McCarthy Nolan - Machine Learning Self Assessment

July 20 - August 2

On the technical side, I learned how to scrape a website, which I had never done before. I had to learn the important things to highlight in scraping, how what fields to grab and what not to. I didn’t use too many tools this week, but I started on learning how to use Asana. I also was involved in researching StackExchange, and collaborated with a teammate on creating the report summarizing our findings.

Three achievement highlights

  • Met up for the first meetings, and got settled into the teams
  • Learned how to scrape a website, and prepared a report discussing how to do it for StackExchange
  • Started learning and using Asana

List of meetings/ training attended including social team events

I attended all the meetings, twice a week.

Goals for the upcoming week.

I’d like to successfully scrape the website I’m assigned.

Detailed statement of tasks done. State each task, hurdles faced if any and how you solved the hurdle.

I researched the viability of scraping StackExchange, and whether or not it would be worthwhile to train our model on the StackExchange data. This required connecting disparate parts from the Stem-Away forums to the StackExchange forums. There weren’t many hurdles to this, but one was the differences between the forums. I had to determine if these differences were possible to overcome through rethinking the problem, if they weren’t a big enough deal to matter, or if they were catastrophic enough to make StackExchange not worthwhile.

August 3 - August 9

This week I finished my program for scraping the Codecademy forums, and opted to use Selenium to do so. I had to learn how to use this library, and how to use some of the more in-depth features of Python. I also led our team in this endeavor, and helped some of the members with the technical details.

Three achievement highlights

  • I wrote a program which successfully scrapes the entire Codecademy forums (or any subsection)
  • I led a team to this goal, helping members when needed and using those who were farther along to finish the task
  • I cleaned the data which both teams scraped

List of meetings/training attended including social team events

I attended all the meetings, 3 times this week

Goals for the upcoming week

I’d like to develop a model based on the cleaned data to recommend posts. I don’t expect it to be perfect, but I’d like a working prototype to build off of.

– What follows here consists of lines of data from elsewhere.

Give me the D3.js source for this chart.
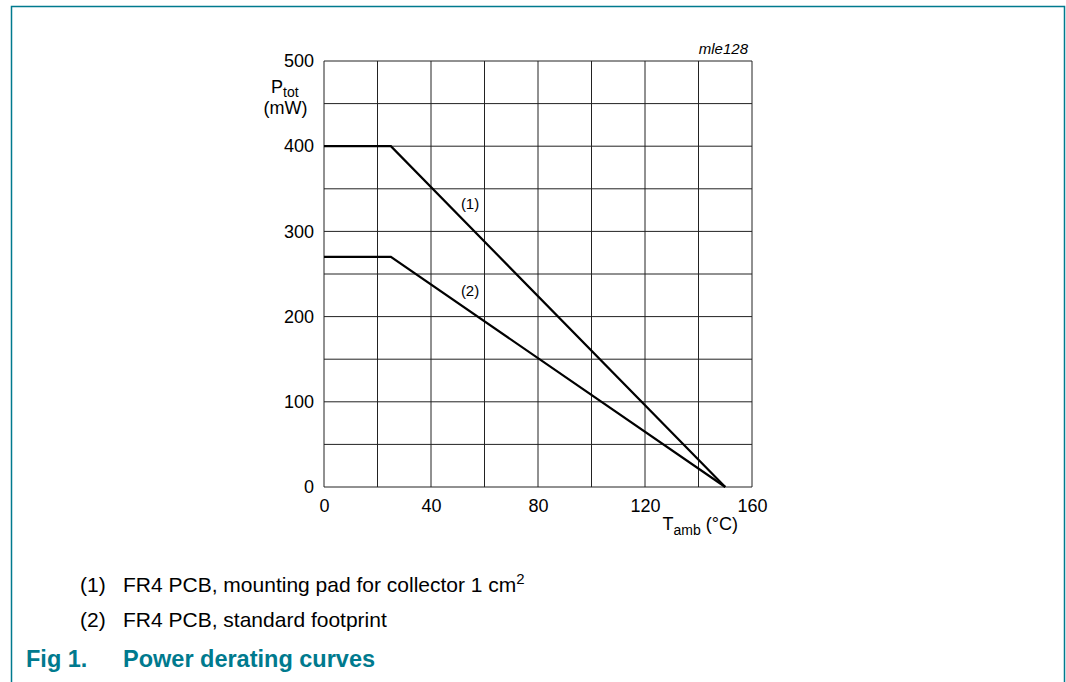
<!DOCTYPE html>
<html><head><meta charset="utf-8">
<script src="https://cdn.jsdelivr.net/npm/d3@7"></script>
<style>body{margin:0;background:#fff;}svg{display:block;font-family:"Liberation Sans",Arial,sans-serif;}</style>
</head><body>
<svg id="c" width="1066" height="682"></svg>
<script>
const xTicks = [0, 40, 80, 120, 160];
const yTicks = [0, 100, 200, 300, 400, 500];
const xGrid = [0, 20, 40, 60, 80, 100, 120, 140, 160];
const yGrid = [0, 50, 100, 150, 200, 250, 300, 350, 400, 450, 500];
const curve1 = [[0, 400], [25, 400], [150, 0]];
const curve2 = [[0, 270], [25, 270], [150, 0]];
const curveLabels = [{t: "(1)", x: 54.6, y: 326}, {t: "(2)", x: 54.6, y: 224}];
const notes = [{k: "(1)", t: "FR4 PCB, mounting pad for collector 1 cm", sup: "2"}, {k: "(2)", t: "FR4 PCB, standard footprint", sup: ""}];
const figNo = "Fig 1.";
const figTitle = "Power derating curves";

const svg = d3.select("#c");
const teal = "#007a8e";
// frame
svg.append("path").attr("d", "M11.5,682 V6.5 H1064.5 V682").attr("fill", "none").attr("stroke", teal).attr("stroke-width", 1.5);

const x = d3.scaleLinear().domain([0, 160]).range([324, 752]);
const y = d3.scaleLinear().domain([0, 500]).range([487, 61]);

const g = svg.append("g");
g.selectAll(".vg").data(xGrid).join("line").attr("x1", d => x(d)).attr("x2", d => x(d)).attr("y1", y(0)).attr("y2", y(500)).attr("stroke", "#222").attr("stroke-width", 1);
g.selectAll(".hg").data(yGrid).join("line").attr("y1", d => y(d)).attr("y2", d => y(d)).attr("x1", x(0)).attr("x2", x(160)).attr("stroke", "#222").attr("stroke-width", 1);

const xa = svg.append("g").attr("transform", `translate(0,${y(0)})`).call(d3.axisBottom(x).tickValues(xTicks).tickSize(0).tickPadding(12));
xa.select(".domain").remove();
xa.selectAll("text").attr("font-size", 18).attr("fill", "#000").attr("font-family", "Liberation Sans, Arial, sans-serif");
const ya = svg.append("g").attr("transform", `translate(${x(0)},0)`).call(d3.axisLeft(y).tickValues(yTicks).tickSize(0).tickPadding(10));
ya.select(".domain").remove();
ya.selectAll("text").attr("font-size", 18).attr("fill", "#000").attr("font-family", "Liberation Sans, Arial, sans-serif");

const line = d3.line().x(d => x(d[0])).y(d => y(d[1]));
[curve1, curve2].forEach(c => svg.append("path").attr("d", line(c)).attr("fill", "none").attr("stroke", "#000").attr("stroke-width", 2.2).attr("stroke-linejoin", "miter"));

svg.selectAll(".cl").data(curveLabels).join("text").attr("x", d => x(d.x)).attr("y", d => y(d.y)).attr("text-anchor", "middle").attr("font-size", 15).text(d => d.t);

// y label
const yl = svg.append("text").attr("x", 271).attr("y", 93).attr("font-size", 18);
yl.append("tspan").text("P");
yl.append("tspan").attr("font-size", 14).attr("dy", 4).text("tot");
svg.append("text").attr("x", 285.5).attr("y", 114).attr("text-anchor", "middle").attr("font-size", 18).text("(mW)");
// x label
const xl = svg.append("text").attr("x", 738).attr("y", 530).attr("text-anchor", "end").attr("font-size", 18);
xl.append("tspan").text("T");
xl.append("tspan").attr("font-size", 14).attr("dy", 5).text("amb");
xl.append("tspan").attr("dy", -5).text(" (\u00B0C)");
svg.append("text").attr("x", 748).attr("y", 54).attr("text-anchor", "end").attr("font-size", 15).attr("font-style", "italic").text("mle128");

// notes
notes.forEach((n, i) => {
  const yy = 592 + i * 35;
  svg.append("text").attr("x", 80).attr("y", yy).attr("font-size", 21).text(n.k);
  const t = svg.append("text").attr("x", 123).attr("y", yy).attr("font-size", 21).text(n.t);
  if (n.sup) t.append("tspan").attr("font-size", 15).attr("dy", -8).text(n.sup);
});
svg.append("text").attr("x", 26).attr("y", 667).attr("font-size", 23.5).attr("font-weight", "bold").attr("fill", teal).text(figNo);
svg.append("text").attr("x", 123).attr("y", 667).attr("font-size", 23.5).attr("font-weight", "bold").attr("fill", teal).text(figTitle);
</script>
</body></html>
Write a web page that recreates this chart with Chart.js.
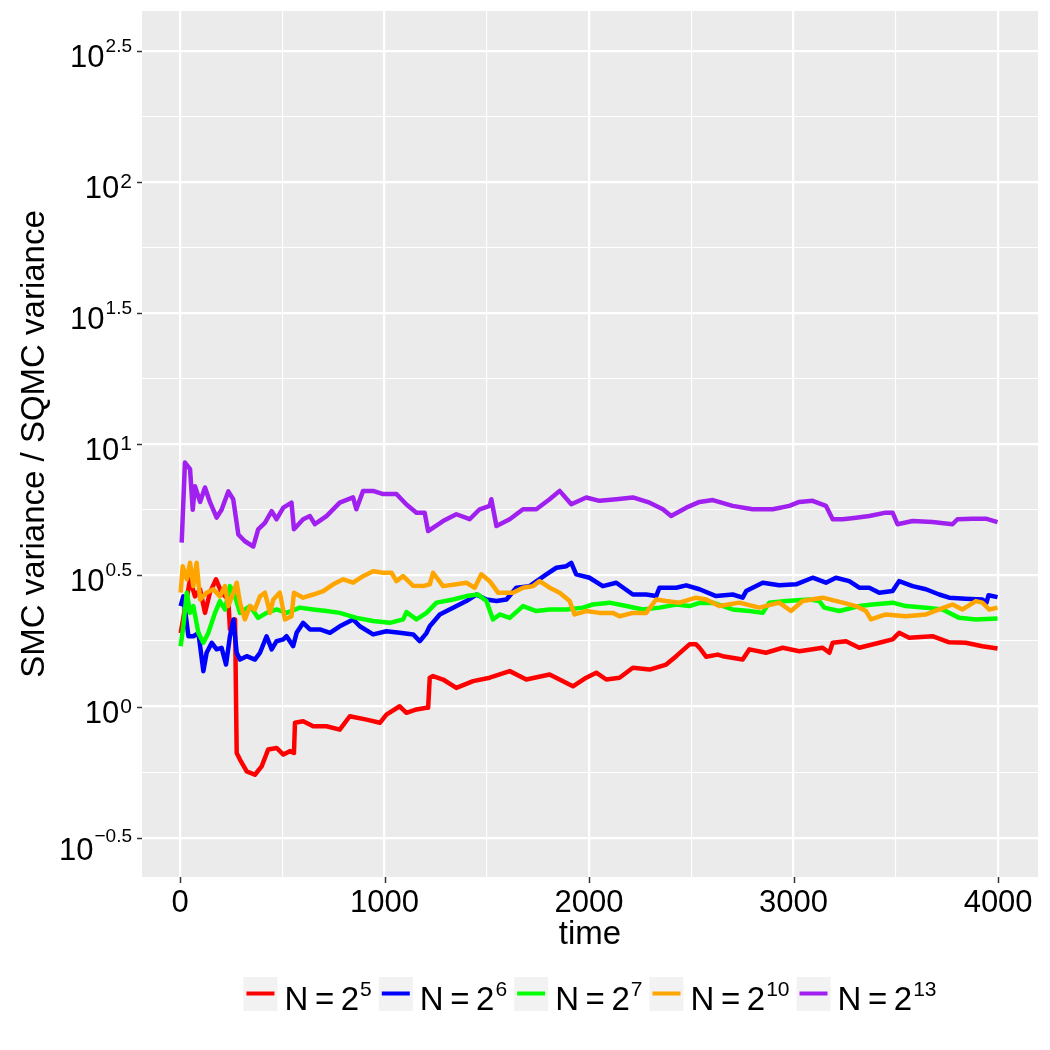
<!DOCTYPE html>
<html>
<head>
<meta charset="utf-8">
<script src="https://cdn.jsdelivr.net/npm/chart.js@4.4.0/dist/chart.umd.min.js"></script>
<style>
  html, body { margin: 0; padding: 0; background: #fff; }
  canvas { display: block; }
</style>
</head>
<body>
<canvas id="chart" width="1050" height="1050"></canvas>
<script>
// values are log10(SMC variance / SQMC variance)
const timeN5 = [3,49,73,98,122,146,176,203,236,244,269,277,293,326,366,399,431,472,505,537,557,562,602,651,716,781,830,912,977,1009,1074,1107,1156,1205,1213,1221,1237,1286,1351,1433,1514,1612,1693,1807,1921,1986,2035,2084,2149,2214,2296,2377,2426,2491,2523,2540,2572,2629,2654,2751,2784,2865,2947,3028,3142,3175,3191,3256,3321,3419,3484,3516,3565,3679,3761,3842,3923,3997];
const ratioN5 = [0.28,0.485,0.42,0.447,0.357,0.434,0.485,0.434,0.408,0.294,0.332,-0.177,-0.202,-0.247,-0.26,-0.228,-0.164,-0.158,-0.183,-0.17,-0.177,-0.062,-0.056,-0.075,-0.075,-0.088,-0.037,-0.05,-0.062,-0.031,0.001,-0.024,-0.011,-0.005,-0.005,0.11,0.116,0.103,0.071,0.097,0.11,0.135,0.103,0.122,0.077,0.11,0.129,0.103,0.11,0.148,0.141,0.16,0.192,0.237,0.237,0.224,0.19,0.198,0.192,0.179,0.218,0.205,0.224,0.211,0.224,0.205,0.243,0.249,0.224,0.243,0.256,0.281,0.262,0.268,0.245,0.243,0.23,0.221];

const timeN6 = [3,16,41,65,90,114,130,155,179,203,225,244,261,277,293,326,366,391,423,448,472,505,521,553,570,602,635,684,733,781,846,879,944,1009,1074,1140,1172,1205,1221,1270,1335,1400,1449,1498,1547,1596,1644,1709,1791,1840,1889,1913,1937,2002,2067,2133,2214,2279,2328,2344,2426,2475,2540,2621,2702,2751,2768,2849,2930,3012,3093,3158,3207,3272,3321,3370,3419,3484,3516,3582,3647,3712,3761,3842,3923,3943,3953,3997];
const ratioN6 = [0.383,0.42,0.268,0.268,0.28,0.135,0.205,0.243,0.218,0.224,0.16,0.268,0.332,0.205,0.179,0.192,0.179,0.205,0.268,0.218,0.249,0.256,0.268,0.23,0.281,0.319,0.294,0.294,0.281,0.306,0.332,0.306,0.275,0.287,0.281,0.275,0.249,0.28,0.306,0.351,0.377,0.402,0.427,0.408,0.402,0.408,0.453,0.459,0.504,0.529,0.535,0.548,0.504,0.491,0.459,0.472,0.427,0.427,0.421,0.453,0.453,0.462,0.447,0.421,0.427,0.415,0.44,0.472,0.462,0.466,0.491,0.472,0.491,0.478,0.453,0.453,0.434,0.44,0.478,0.459,0.447,0.427,0.415,0.411,0.408,0.396,0.424,0.417];

const timeN7 = [3,16,33,49,65,90,114,138,171,195,220,244,269,293,342,382,423,472,521,586,651,716,781,863,944,1026,1091,1107,1156,1205,1254,1335,1400,1457,1498,1530,1563,1612,1677,1742,1807,1889,1970,2018,2100,2182,2263,2344,2426,2491,2540,2605,2702,2784,2849,2881,2963,3077,3126,3150,3223,3321,3386,3484,3549,3647,3728,3810,3891,3997];
const ratioN7 = [0.23,0.306,0.434,0.357,0.383,0.28,0.243,0.28,0.357,0.402,0.37,0.459,0.42,0.357,0.383,0.338,0.357,0.37,0.357,0.377,0.37,0.364,0.357,0.338,0.326,0.319,0.332,0.36,0.332,0.357,0.396,0.408,0.421,0.427,0.402,0.332,0.351,0.338,0.383,0.364,0.37,0.37,0.377,0.389,0.396,0.383,0.37,0.377,0.389,0.383,0.395,0.396,0.37,0.364,0.357,0.396,0.402,0.408,0.402,0.377,0.364,0.383,0.389,0.396,0.383,0.377,0.37,0.338,0.332,0.336];

const timeN10 = [3,13,33,49,65,81,98,130,163,195,220,236,261,277,293,317,342,366,391,415,440,456,488,513,545,557,602,651,700,749,798,846,895,944,993,1034,1058,1091,1140,1189,1221,1237,1286,1351,1400,1441,1473,1514,1555,1628,1677,1726,1758,1807,1856,1905,1929,1986,2051,2116,2149,2214,2279,2328,2377,2442,2523,2572,2637,2735,2833,2930,2987,3044,3142,3240,3305,3354,3378,3451,3549,3647,3712,3777,3826,3891,3923,3956,3997];
const ratioN10 = [0.434,0.535,0.485,0.548,0.459,0.548,0.408,0.434,0.447,0.42,0.459,0.383,0.434,0.472,0.396,0.332,0.383,0.37,0.42,0.434,0.357,0.408,0.434,0.332,0.344,0.434,0.415,0.427,0.44,0.466,0.485,0.472,0.497,0.516,0.51,0.51,0.478,0.497,0.46,0.459,0.466,0.51,0.459,0.466,0.472,0.453,0.504,0.478,0.434,0.434,0.453,0.459,0.478,0.453,0.434,0.402,0.351,0.364,0.357,0.357,0.344,0.357,0.357,0.408,0.402,0.396,0.415,0.408,0.383,0.396,0.377,0.396,0.364,0.402,0.415,0.396,0.383,0.364,0.332,0.351,0.344,0.351,0.37,0.389,0.37,0.402,0.396,0.37,0.377];

const timeN13 = [8,24,49,62,73,98,122,146,179,203,236,260,285,317,358,382,415,448,472,505,545,557,602,635,659,716,781,846,862,895,944,993,1058,1107,1156,1196,1213,1286,1351,1416,1465,1514,1522,1547,1612,1677,1742,1807,1856,1913,1986,2051,2133,2214,2296,2361,2401,2475,2540,2605,2702,2800,2898,2979,3028,3093,3158,3191,3240,3305,3370,3451,3484,3508,3582,3679,3777,3801,3875,3940,3997];
const ratioN13 = [0.625,0.93,0.905,0.75,0.84,0.78,0.835,0.78,0.72,0.75,0.82,0.79,0.656,0.63,0.61,0.675,0.70,0.745,0.714,0.758,0.777,0.676,0.714,0.726,0.695,0.726,0.777,0.797,0.752,0.822,0.822,0.81,0.81,0.77,0.739,0.739,0.669,0.707,0.733,0.714,0.752,0.765,0.79,0.688,0.714,0.752,0.752,0.79,0.822,0.771,0.797,0.784,0.79,0.797,0.777,0.752,0.726,0.758,0.78,0.787,0.765,0.752,0.752,0.765,0.78,0.784,0.765,0.714,0.714,0.72,0.726,0.739,0.739,0.695,0.707,0.703,0.695,0.714,0.716,0.716,0.703];

const seriesExps = ["5", "6", "7", "10", "13"];
const seriesColors = ["#FF0000", "#0000FF", "#00FF00", "#FFA500", "#A020F0"];
const seriesTimes = [timeN5, timeN6, timeN7, timeN10, timeN13];
const seriesRatios = [ratioN5, ratioN6, ratioN7, ratioN10, ratioN13];

// tick labels
const yTickVals = [-0.5, 0, 0.5, 1, 1.5, 2, 2.5];
const yTickExps = ["\u22120.5", "0", "0.5", "1", "1.5", "2", "2.5"];
const xTickVals = [0, 1000, 2000, 3000, 4000];
const xTickLabels = ["0", "1000", "2000", "3000", "4000"];

const FONT = '"Liberation Sans", Arial, Helvetica, sans-serif';
const LEGEND_BASE = "N\u2009=\u20092";

const datasets = seriesTimes.map((times, i) => ({
  label: "N = 2^" + seriesExps[i],
  data: times.map((t, j) => ({ x: t, y: seriesRatios[i][j] })),
  borderColor: seriesColors[i],
  backgroundColor: seriesColors[i],
  borderWidth: 4.5,
  pointRadius: 0,
  tension: 0,
  fill: false,
  borderJoinStyle: "round",
  order: seriesTimes.length - 1 - i   // later series drawn on top
}));

// draws "base" with a superscript; align = "right" | "left"
function drawPow(ctx, base, exp, x, baseline, baseSize, expSize, raise, align) {
  ctx.font = baseSize + "px " + FONT;
  const wb = ctx.measureText(base).width;
  ctx.font = expSize + "px " + FONT;
  const we = ctx.measureText(exp).width;
  let left = align === "right" ? x - wb - we : x;
  ctx.textAlign = "left";
  ctx.textBaseline = "alphabetic";
  ctx.font = baseSize + "px " + FONT;
  ctx.fillText(base, left, baseline);
  ctx.font = expSize + "px " + FONT;
  ctx.fillText(exp, left + wb + 1, baseline - raise);
  return wb + we + 1;
}

function powWidth(ctx, base, exp, baseSize, expSize) {
  ctx.font = baseSize + "px " + FONT;
  const wb = ctx.measureText(base).width;
  ctx.font = expSize + "px " + FONT;
  return wb + ctx.measureText(exp).width + 1;
}

const ggplotLook = {
  id: "ggplotLook",
  beforeDraw(chart) {
    const { ctx, chartArea: a } = chart;
    ctx.save();
    ctx.fillStyle = "#fff";
    ctx.fillRect(0, 0, chart.width, chart.height);
    ctx.fillStyle = "#EBEBEB";
    ctx.fillRect(a.left, a.top, a.right - a.left, a.bottom - a.top);
    ctx.restore();
  },
  afterDraw(chart) {
    const { ctx, chartArea: a } = chart;
    const xs = chart.scales.x, ys = chart.scales.y;
    ctx.save();
    // tick marks
    ctx.strokeStyle = "#333";
    ctx.lineWidth = 1.5;
    xTickVals.forEach(v => {
      const px = Math.round(xs.getPixelForValue(v)) + 0.5;
      ctx.beginPath(); ctx.moveTo(px, a.bottom); ctx.lineTo(px, a.bottom + 6); ctx.stroke();
    });
    yTickVals.forEach(v => {
      const py = Math.round(ys.getPixelForValue(v)) + 0.5;
      ctx.beginPath(); ctx.moveTo(a.left - 5, py); ctx.lineTo(a.left, py); ctx.stroke();
    });

    ctx.fillStyle = "#000";
    // x tick labels
    ctx.font = "31px " + FONT;
    ctx.textAlign = "center";
    ctx.textBaseline = "alphabetic";
    xTickVals.forEach((v, i) => {
      ctx.fillText(xTickLabels[i], xs.getPixelForValue(v), 912);
    });

    // y tick labels 10^k
    yTickVals.forEach((v, i) => {
      const py = ys.getPixelForValue(v);
      const e = yTickExps[i];
      let baseline = py + 16, raise = 10, es = 21;
      if (e.indexOf(".") >= 0) { raise = 15; es = 19; }
      if (e.charAt(0) === "\u2212") { baseline = py + 22; raise = 18; }
      drawPow(ctx, "10", e, 131, baseline, 31, es, raise, "right");
    });

    // axis titles
    ctx.font = "33px " + FONT;
    ctx.textAlign = "center";
    ctx.fillText("time", (a.left + a.right) / 2, 944);
    ctx.save();
    ctx.translate(44, (a.top + a.bottom) / 2);
    ctx.rotate(-Math.PI / 2);
    ctx.fillText("SMC variance / SQMC variance", 0, 0);
    ctx.restore();

    // legend at the bottom
    const keyW = 34, gap = 7;
    const widths = seriesExps.map(e => powWidth(ctx, LEGEND_BASE, e, 33, 21));
    const total = widths.reduce((s, w) => s + keyW + gap + w + gap, 0) - gap;
    let x = (a.left + a.right) / 2 - total / 2;
    const keyTop = 977, keyMid = 993.5;
    seriesExps.forEach((e, i) => {
      ctx.fillStyle = "#F2F2F2";
      ctx.fillRect(x, keyTop, keyW, keyW);
      ctx.strokeStyle = seriesColors[i];
      ctx.lineWidth = 4;
      ctx.beginPath(); ctx.moveTo(x + 3, keyMid); ctx.lineTo(x + keyW - 3, keyMid); ctx.stroke();
      ctx.fillStyle = "#000";
      drawPow(ctx, LEGEND_BASE, e, x + keyW + gap, 1010, 33, 21, 14, "left");
      x += keyW + gap + widths[i] + gap;
    });
    ctx.restore();
  }
};

function gridWidth(major) {
  return (c) => (c.tick && major(c.tick.value) ? 2.2 : 1.1);
}

new Chart(document.getElementById("chart"), {
  type: "line",
  data: { datasets },
  options: {
    responsive: false,
    animation: false,
    devicePixelRatio: 1,
    layout: { padding: { left: 0, top: 11, right: 12, bottom: 0 } },
    plugins: { legend: { display: false }, tooltip: { enabled: false } },
    scales: {
      x: {
        type: "linear",
        min: -186,
        max: 4195,
        afterBuildTicks: (s) => { s.ticks = [0, 500, 1000, 1500, 2000, 2500, 3000, 3500, 4000].map(v => ({ value: v })); },
        afterFit: (s) => { s.height = 173; },
        ticks: { display: false },
        border: { display: false },
        grid: { color: "#FFFFFF", drawTicks: false, lineWidth: gridWidth(v => v % 1000 === 0) }
      },
      y: {
        type: "linear",
        min: -0.6498,
        max: 2.6513,
        afterBuildTicks: (s) => {
          const t = [];
          for (let v = -0.5; v <= 2.5001; v += 0.25) t.push({ value: Math.round(v * 100) / 100 });
          s.ticks = t;
        },
        afterFit: (s) => { s.width = 142; },
        ticks: { display: false },
        border: { display: false },
        grid: { color: "#FFFFFF", drawTicks: false, lineWidth: gridWidth(v => Math.abs(v * 2 - Math.round(v * 2)) < 1e-6) }
      }
    }
  },
  plugins: [ggplotLook]
});
</script>
</body>
</html>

Detailed statement of tasks done. State each task, hurdles faced if any and how you solved the hurdle.

I wrote a program which successfully scrapes the entire Codecademy forums. It also takes command line arguments and can be called as a library, enabling a lot of end-user customization. I fully commented everything, from function definitions to the inner workings of the functions and classes, both for anyone who uses the program to scrape, or for my teammates who need some help understanding how it works. The main hurdles in this were related to Selenium. I needed to make some code to scroll down an infinite-scrolling page, which took some research. I needed to deal with some posts on the forums which were abnormally formatted, which mostly just took time. In general, I got significantly better at using Selenium, which resolved most of my issues.

I also finished cleaning the data. This was simpler, as it was just removing data points which weren’t useful, but the difficulties here lay in dealing with a file that I didn’t create. It took time to figure out how to read in the file with its abnormalities, but from then I was just implementing a few rules to trim down the dataset.